But below Frankton Rd is a place where the crib’s still valued.
The 24 ‘Frankton Lakefront Cribs’, next to the marina and with unhindered lake and mountain views, are a remnant of Queenstown holiday life as it used to be.
Some are quite flash, tastefully designed and modern but, thankfully, some are still eclectic expressions of 20th-century Kiwi DIY architecture.
Now the cribs are the subject of a home-made book, courtesy of one of the owners, Neil Jackson.
Neil and his wife, Hilary, lived in Invercargill, bought their crib for holidays 33 years ago and now call it home.
It’s an assemblage of buildings with the sarking, scrim, puttied windows, embossed wallpaper and T&G replaced over the years by more modern materials.
‘‘We’ve tried to keep it to its true self, within reason,’’ Neil says.

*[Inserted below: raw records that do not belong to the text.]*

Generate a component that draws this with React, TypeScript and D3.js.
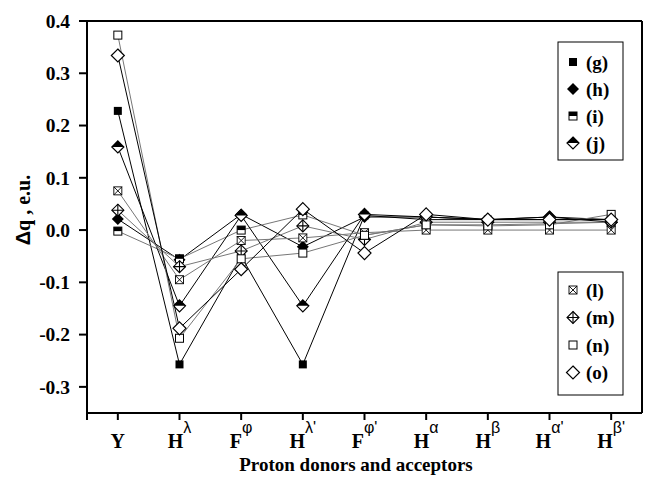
import React from 'react';
import * as d3 from 'd3';

const categories = ['Y', 'Hλ', 'Fφ', "Hλ'", "Fφ'", 'Hα', 'Hβ', "Hα'", "Hβ'"];
const yTicks = [-0.3, -0.2, -0.1, 0, 0.1, 0.2, 0.3, 0.4];

const seriesNames = ['(g)', '(h)', '(i)', '(j)', '(l)', '(m)', '(n)', '(o)'];
const seriesShapes = ['sqFill', 'dmFill', 'sqHalf', 'dmHalf', 'sqX', 'dmPlus', 'sqOpen', 'dmOpen'];
const seriesLine = ['#000', '#000', '#777', '#000', '#777', '#777', '#777', '#000'];

const gValues = [0.228, -0.257, -0.05, -0.257, 0.028, 0.02, 0.02, 0.02, 0.02];
const hValues = [0.021, -0.057, 0.03, -0.032, 0.025, 0.025, 0.02, 0.025, 0.02];
const iValues = [-0.002, -0.055, 0.0, 0.029, -0.01, 0.01, 0.01, 0.012, 0.015];
const jValues = [0.159, -0.145, 0.028, -0.145, 0.03, 0.025, 0.02, 0.025, 0.015];
const lValues = [0.075, -0.095, -0.02, -0.015, -0.005, 0.0, 0.0, 0.0, 0.0];
const mValues = [0.038, -0.07, -0.04, 0.008, -0.018, 0.015, 0.015, 0.015, 0.015];
const nValues = [0.373, -0.207, -0.055, -0.044, -0.01, 0.01, 0.008, 0.01, 0.03];
const oValues = [0.334, -0.188, -0.075, 0.04, -0.044, 0.03, 0.02, 0.02, 0.02];

const allValues = [gValues, hValues, iValues, jValues, lValues, mValues, nValues, oValues];

const serif = 'Liberation Serif, Times New Roman, serif';
const sans = 'Liberation Sans, Arial, sans-serif';

function Marker({ shape, cx, cy }: { shape: string; cx: number; cy: number }) {
  const s = 4;
  const d = 6;
  const diamond = `M${cx},${cy - d}L${cx + d},${cy}L${cx},${cy + d}L${cx - d},${cy}Z`;
  switch (shape) {
    case 'sqFill':
      return <rect x={cx - s} y={cy - s} width={2 * s} height={2 * s} fill="#000" />;
    case 'dmFill':
      return <path d={diamond} fill="#000" />;
    case 'sqHalf':
      return (
        <g>
          <rect x={cx - s} y={cy - s} width={2 * s} height={2 * s} fill="#fff" stroke="#000" strokeWidth={1} />
          <rect x={cx - s} y={cy - s} width={2 * s} height={s} fill="#000" />
        </g>
      );
    case 'dmHalf':
      return (
        <g>
          <path d={diamond} fill="#fff" stroke="#000" strokeWidth={1.2} />
          <path d={`M${cx},${cy - d}L${cx + d},${cy}L${cx - d},${cy}Z`} fill="#000" />
        </g>
      );
    case 'sqX':
      return (
        <g fill="none" stroke="#000" strokeWidth={0.9}>
          <rect x={cx - s} y={cy - s} width={2 * s} height={2 * s} fill="#fff" />
          <path d={`M${cx - s},${cy - s}L${cx + s},${cy + s}M${cx + s},${cy - s}L${cx - s},${cy + s}`} />
        </g>
      );
    case 'dmPlus':
      return (
        <g fill="none" stroke="#000" strokeWidth={1.1}>
          <path d={diamond} fill="#fff" />
          <path d={`M${cx},${cy - d}L${cx},${cy + d}M${cx - d},${cy}L${cx + d},${cy}`} />
        </g>
      );
    case 'sqOpen':
      return <rect x={cx - s} y={cy - s} width={2 * s} height={2 * s} fill="#fff" stroke="#000" strokeWidth={1} />;
    default:
      return (
        <path
          d={`M${cx},${cy - 6.5}L${cx + 6.5},${cy}L${cx},${cy + 6.5}L${cx - 6.5},${cy}Z`}
          fill="#fff"
          stroke="#000"
          strokeWidth={1.2}
        />
      );
  }
}

export default function App() {
  const width = 646;
  const height = 482;
  const left = 87;
  const right = 642;
  const top = 21;
  const bottom = 413;

  const x = d3.scaleBand<string>().domain(categories).range([left, right]).padding(0);
  const xc = (c: string) => (x(c) as number) + x.bandwidth() / 2;
  const y = d3.scaleLinear().domain([-0.35, 0.4]).range([bottom, top]);
  const fmt = (v: number) => d3.format('.1f')(v).replace('\u2212', '-');

  const line = d3
    .line<number>()
    .x((_, i) => xc(categories[i]))
    .y((v) => y(v));

  const legendTop = seriesNames.slice(0, 4);
  const legendBottom = seriesNames.slice(4);

  return (
    <svg width={width} height={height} style={{ position: 'absolute', left: 0, top: 0, background: '#fff' }}>
      <rect width={width} height={height} fill="#fff" />
      {/* frame */}
      <line x1={left} x2={right} y1={top} y2={top} stroke="#000" strokeWidth={2} />
      <line x1={right} x2={right} y1={top} y2={bottom} stroke="#000" strokeWidth={2} />
      {/* y axis */}
      <line x1={left} x2={left} y1={top - 1} y2={bottom + 7} stroke="#000" strokeWidth={2} />
      {yTicks.map((t) => (
        <g key={t}>
          <line x1={left - 8} x2={left} y1={y(t)} y2={y(t)} stroke="#000" strokeWidth={2} />
          <text
            x={70}
            y={y(t)}
            dy="0.35em"
            textAnchor="end"
            fontFamily={serif}
            fontWeight="bold"
            fontSize={19.5}
          >
            {fmt(t)}
          </text>
        </g>
      ))}
      {/* x axis */}
      <line x1={left - 1} x2={right} y1={bottom} y2={bottom} stroke="#000" strokeWidth={2} />
      {categories.map((c) => (
        <g key={c}>
          <line x1={xc(c)} x2={xc(c)} y1={bottom} y2={bottom + 7} stroke="#000" strokeWidth={2} />
          <text x={xc(c)} y={448} textAnchor="middle" fontFamily={serif} fontWeight="bold" fontSize={20}>
            {c.slice(0, 1)}
            {c.length > 1 && (
              <tspan dy={-15} fontFamily={sans} fontWeight="normal" fontSize={16}>
                {c.slice(1)}
              </tspan>
            )}
          </text>
        </g>
      ))}
      <text x={356} y={471} textAnchor="middle" fontFamily={serif} fontWeight="bold" fontSize={19}>
        Proton donors and acceptors
      </text>
      <text
        transform="translate(30,210) rotate(-90)"
        textAnchor="middle"
        fontFamily={serif}
        fontWeight="bold"
        fontSize={20}
      >
        <tspan fontFamily={sans}>Δ</tspan>q , e.u.
      </text>

      {/* series */}
      {allValues.map((vals, si) => (
        <g key={seriesNames[si]}>
          <path d={line(vals) ?? ''} fill="none" stroke={seriesLine[si]} strokeWidth={1} />
          {vals.map((v, i) => (
            <Marker key={i} shape={seriesShapes[si]} cx={xc(categories[i])} cy={y(v)} />
          ))}
        </g>
      ))}

      {/* legends */}
      <rect x={558} y={42} width={65} height={118} fill="#fff" stroke="#000" strokeWidth={1} />
      {legendTop.map((n, i) => (
        <g key={n}>
          <Marker shape={seriesShapes[i]} cx={573} cy={62 + i * 27} />
          <text x={586} y={62 + i * 27} dy="0.35em" fontFamily={serif} fontWeight="bold" fontSize={19}>
            {n}
          </text>
        </g>
      ))}
      <rect x={558} y={272} width={65} height={123} fill="#fff" stroke="#000" strokeWidth={1} />
      {legendBottom.map((n, i) => (
        <g key={n}>
          <Marker shape={seriesShapes[i + 4]} cx={573} cy={290 + i * 27.5} />
          <text x={586} y={290 + i * 27.5} dy="0.35em" fontFamily={serif} fontWeight="bold" fontSize={19}>
            {n}
          </text>
        </g>
      ))}
    </svg>
  );
}
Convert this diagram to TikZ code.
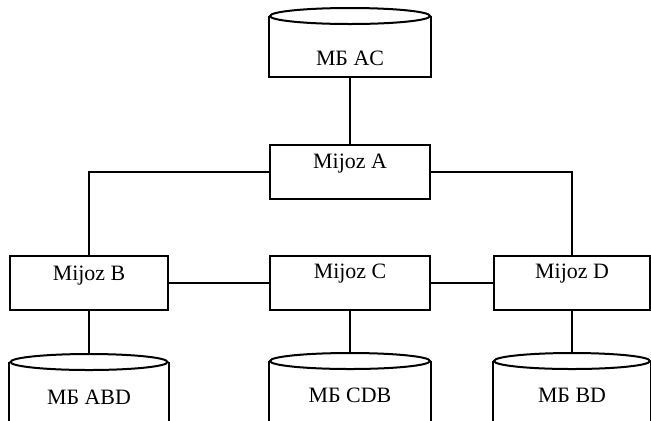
\documentclass[tikz,border=0pt]{standalone}
\usepackage{fontspec}
\setmainfont{Liberation Serif}
\usetikzlibrary{shapes.geometric}
\begin{document}
\begin{tikzpicture}[x=1bp,y=-1bp, line width=2bp,
  box/.style={draw, rectangle, minimum height=54bp, inner sep=0pt},
  disk/.style={draw, ellipse, inner sep=0pt, minimum height=16bp},
  txt/.style={font=\fontsize{22}{26}\selectfont, inner sep=0pt, anchor=base}]
\useasboundingbox (0,0) rectangle (651,420);
\coordinate (bot) at (0,421);
% top database
\node[disk, minimum width=160bp] (eAC) at (350,16) {};
\coordinate (bAC) at (350,77);
\draw (eAC.west) |- (bAC) -| (eAC.east);
\node[txt] (tAC) at (350,65) {МБ AC};
% clients
\node[box, minimum width=160bp] (mA) at (350,172) {};
\node[txt] (tA) at (350,168) {Mijoz A};
\node[box, minimum width=158bp] (mB) at (89,283) {};
\node[txt] (tB) at (89,280) {Mijoz B};
\node[box, minimum width=160bp] (mC) at (350,283) {};
\node[txt] (tC) at (350,278) {Mijoz C};
\node[box, minimum width=156bp] (mD) at (572,283) {};
\node[txt] (tD) at (572,278) {Mijoz D};
% bottom databases
\node[disk, minimum width=157bp] (eABD) at (89,362) {};
\draw (eABD.west) -- (eABD.west |- bot) (eABD.east) -- (eABD.east |- bot);
\node[txt] (tABD) at (89,404) {МБ ABD};
\node[disk, minimum width=160bp] (eCDB) at (350,361) {};
\draw (eCDB.west) -- (eCDB.west |- bot) (eCDB.east) -- (eCDB.east |- bot);
\node[txt] (tCDB) at (350,402) {МБ CDB};
\node[disk, minimum width=156bp] (eBD) at (572,361) {};
\draw (eBD.west) -- (eBD.west |- bot) (eBD.east) -- (eBD.east |- bot);
\node[txt] (tBD) at (572,402) {МБ BD};
% connectors
\draw (bAC) -- (mA.north);
\draw (mA.west) -| (mB.north);
\draw (mA.east) -| (mD.north);
\draw (mB.east) -- (mC.west);
\draw (mC.east) -- (mD.west);
\draw (mB.south) -- (eABD.north);
\draw (mC.south) -- (eCDB.north);
\draw (mD.south) -- (eBD.north);
\end{tikzpicture}
\end{document}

Delving into his crib’s history led him to explore the histories of all the cribs around him and create the book he’s constantly adding to and running off for the neighbours.
He says rather than gather information on the owners, which might have got him into ‘‘hot water’’, he’s concentrated on the buildings and how they came to be.
‘‘A lot of southern cribs were started off by bringing trailer loads of stuff in the weekends.’’
Some were built in Invercargill and Dunedin and transported to Frankton; some were caravans with additions; one was made out of packing crates that contained parts for bulldozers.
When the lakefront land was subdivided in the 1950s, several sections, at more than £400 each, were snapped up by people in the wool trade.
There were also quite a few pilots among the original owners, including one who tied up his amphibian at the bottom of his section while on holiday.
One crib was owned by the Invercargill family of a former Miss World runner-up, and another is still owned by a well-known radio personality.
The 1999 slip that led to five cribs being condemned is still fresh in his memory, as is the successful 2003 battle with the council to stop it making changes to the lake level that would have turned their beach into a sea of mud.
And Neil’s made sure the battle to protect Central Otago’s largest crack willow tree, on the lake shore, hasn’t been forgotten.
He professes not to know what the cribs are worth, but expects they’d have to be worth a lot for him to consider moving.
‘‘I’d have to find another slice of paradise.’’
Meantime, he has a new lead to explore — one of the old buildings was the original Frankton Hotel.